>> start
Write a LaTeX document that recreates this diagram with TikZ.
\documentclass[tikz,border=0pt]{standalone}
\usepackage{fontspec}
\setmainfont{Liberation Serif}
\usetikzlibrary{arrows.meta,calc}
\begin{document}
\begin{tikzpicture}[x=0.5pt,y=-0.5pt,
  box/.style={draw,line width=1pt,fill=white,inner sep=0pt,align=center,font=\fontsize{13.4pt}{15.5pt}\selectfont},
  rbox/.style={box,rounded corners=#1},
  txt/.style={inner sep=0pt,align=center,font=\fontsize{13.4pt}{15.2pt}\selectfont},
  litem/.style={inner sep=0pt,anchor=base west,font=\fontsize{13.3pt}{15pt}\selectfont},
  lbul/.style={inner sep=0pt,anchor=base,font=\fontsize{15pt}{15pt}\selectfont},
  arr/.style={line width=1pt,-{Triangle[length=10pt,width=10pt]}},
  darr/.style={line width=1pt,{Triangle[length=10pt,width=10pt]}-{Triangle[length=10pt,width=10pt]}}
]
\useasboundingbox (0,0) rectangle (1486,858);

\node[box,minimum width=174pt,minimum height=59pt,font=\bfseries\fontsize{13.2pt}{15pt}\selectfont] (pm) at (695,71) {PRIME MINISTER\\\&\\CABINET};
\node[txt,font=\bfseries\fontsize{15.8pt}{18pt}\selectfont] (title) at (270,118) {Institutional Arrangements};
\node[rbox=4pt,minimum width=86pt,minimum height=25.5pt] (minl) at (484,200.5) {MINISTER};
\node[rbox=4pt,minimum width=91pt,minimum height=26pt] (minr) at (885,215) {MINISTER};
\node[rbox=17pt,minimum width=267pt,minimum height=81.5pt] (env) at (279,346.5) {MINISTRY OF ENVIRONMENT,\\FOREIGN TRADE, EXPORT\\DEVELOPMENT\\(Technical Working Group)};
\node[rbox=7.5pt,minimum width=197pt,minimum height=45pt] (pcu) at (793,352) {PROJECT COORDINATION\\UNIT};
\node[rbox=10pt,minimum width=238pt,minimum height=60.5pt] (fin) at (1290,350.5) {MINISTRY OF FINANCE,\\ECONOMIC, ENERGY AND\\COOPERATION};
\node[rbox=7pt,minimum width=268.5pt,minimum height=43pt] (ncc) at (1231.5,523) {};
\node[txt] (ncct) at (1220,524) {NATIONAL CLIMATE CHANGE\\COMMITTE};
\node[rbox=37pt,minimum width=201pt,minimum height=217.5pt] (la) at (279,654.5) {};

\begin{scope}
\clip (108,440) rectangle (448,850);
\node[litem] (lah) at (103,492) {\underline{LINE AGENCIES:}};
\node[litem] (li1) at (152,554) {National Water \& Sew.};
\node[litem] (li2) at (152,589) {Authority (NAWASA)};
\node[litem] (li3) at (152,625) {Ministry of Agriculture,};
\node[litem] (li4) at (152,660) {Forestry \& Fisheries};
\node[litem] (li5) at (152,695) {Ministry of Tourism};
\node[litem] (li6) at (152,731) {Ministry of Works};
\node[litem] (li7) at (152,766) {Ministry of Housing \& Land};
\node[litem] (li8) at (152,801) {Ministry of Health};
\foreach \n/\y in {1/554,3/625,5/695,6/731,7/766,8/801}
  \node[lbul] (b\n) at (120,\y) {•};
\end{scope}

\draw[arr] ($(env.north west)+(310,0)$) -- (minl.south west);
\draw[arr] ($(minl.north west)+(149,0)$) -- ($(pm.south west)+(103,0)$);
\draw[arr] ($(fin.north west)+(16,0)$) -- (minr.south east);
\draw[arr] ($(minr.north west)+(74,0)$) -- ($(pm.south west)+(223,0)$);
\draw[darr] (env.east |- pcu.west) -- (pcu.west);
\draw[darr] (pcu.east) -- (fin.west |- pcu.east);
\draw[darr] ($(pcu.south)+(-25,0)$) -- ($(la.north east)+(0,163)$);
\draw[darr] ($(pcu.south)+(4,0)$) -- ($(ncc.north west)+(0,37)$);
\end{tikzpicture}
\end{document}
>> end
▶ _YOUR OBJECTIVE_
Your task is to repeat every line exactly.

▶ _RIGHT ANSWER_
Write a LaTeX document that recreates this diagram with TikZ.
\documentclass[tikz,border=0pt]{standalone}
\usepackage{fontspec}
\setmainfont{Liberation Serif}
\usetikzlibrary{arrows.meta,calc}
\begin{document}
\begin{tikzpicture}[x=0.5pt,y=-0.5pt,
  box/.style={draw,line width=1pt,fill=white,inner sep=0pt,align=center,font=\fontsize{13.4pt}{15.5pt}\selectfont},
  rbox/.style={box,rounded corners=#1},
  txt/.style={inner sep=0pt,align=center,font=\fontsize{13.4pt}{15.2pt}\selectfont},
  litem/.style={inner sep=0pt,anchor=base west,font=\fontsize{13.3pt}{15pt}\selectfont},
  lbul/.style={inner sep=0pt,anchor=base,font=\fontsize{15pt}{15pt}\selectfont},
  arr/.style={line width=1pt,-{Triangle[length=10pt,width=10pt]}},
  darr/.style={line width=1pt,{Triangle[length=10pt,width=10pt]}-{Triangle[length=10pt,width=10pt]}}
]
\useasboundingbox (0,0) rectangle (1486,858);

\node[box,minimum width=174pt,minimum height=59pt,font=\bfseries\fontsize{13.2pt}{15pt}\selectfont] (pm) at (695,71) {PRIME MINISTER\\\&\\CABINET};
\node[txt,font=\bfseries\fontsize{15.8pt}{18pt}\selectfont] (title) at (270,118) {Institutional Arrangements};
\node[rbox=4pt,minimum width=86pt,minimum height=25.5pt] (minl) at (484,200.5) {MINISTER};
\node[rbox=4pt,minimum width=91pt,minimum height=26pt] (minr) at (885,215) {MINISTER};
\node[rbox=17pt,minimum width=267pt,minimum height=81.5pt] (env) at (279,346.5) {MINISTRY OF ENVIRONMENT,\\FOREIGN TRADE, EXPORT\\DEVELOPMENT\\(Technical Working Group)};
\node[rbox=7.5pt,minimum width=197pt,minimum height=45pt] (pcu) at (793,352) {PROJECT COORDINATION\\UNIT};
\node[rbox=10pt,minimum width=238pt,minimum height=60.5pt] (fin) at (1290,350.5) {MINISTRY OF FINANCE,\\ECONOMIC, ENERGY AND\\COOPERATION};
\node[rbox=7pt,minimum width=268.5pt,minimum height=43pt] (ncc) at (1231.5,523) {};
\node[txt] (ncct) at (1220,524) {NATIONAL CLIMATE CHANGE\\COMMITTE};
\node[rbox=37pt,minimum width=201pt,minimum height=217.5pt] (la) at (279,654.5) {};

\begin{scope}
\clip (108,440) rectangle (448,850);
\node[litem] (lah) at (103,492) {\underline{LINE AGENCIES:}};
\node[litem] (li1) at (152,554) {National Water \& Sew.};
\node[litem] (li2) at (152,589) {Authority (NAWASA)};
\node[litem] (li3) at (152,625) {Ministry of Agriculture,};
\node[litem] (li4) at (152,660) {Forestry \& Fisheries};
\node[litem] (li5) at (152,695) {Ministry of Tourism};
\node[litem] (li6) at (152,731) {Ministry of Works};
\node[litem] (li7) at (152,766) {Ministry of Housing \& Land};
\node[litem] (li8) at (152,801) {Ministry of Health};
\foreach \n/\y in {1/554,3/625,5/695,6/731,7/766,8/801}
  \node[lbul] (b\n) at (120,\y) {•};
\end{scope}

\draw[arr] ($(env.north west)+(310,0)$) -- (minl.south west);
\draw[arr] ($(minl.north west)+(149,0)$) -- ($(pm.south west)+(103,0)$);
\draw[arr] ($(fin.north west)+(16,0)$) -- (minr.south east);
\draw[arr] ($(minr.north west)+(74,0)$) -- ($(pm.south west)+(223,0)$);
\draw[darr] (env.east |- pcu.west) -- (pcu.west);
\draw[darr] (pcu.east) -- (fin.west |- pcu.east);
\draw[darr] ($(pcu.south)+(-25,0)$) -- ($(la.north east)+(0,163)$);
\draw[darr] ($(pcu.south)+(4,0)$) -- ($(ncc.north west)+(0,37)$);
\end{tikzpicture}
\end{document}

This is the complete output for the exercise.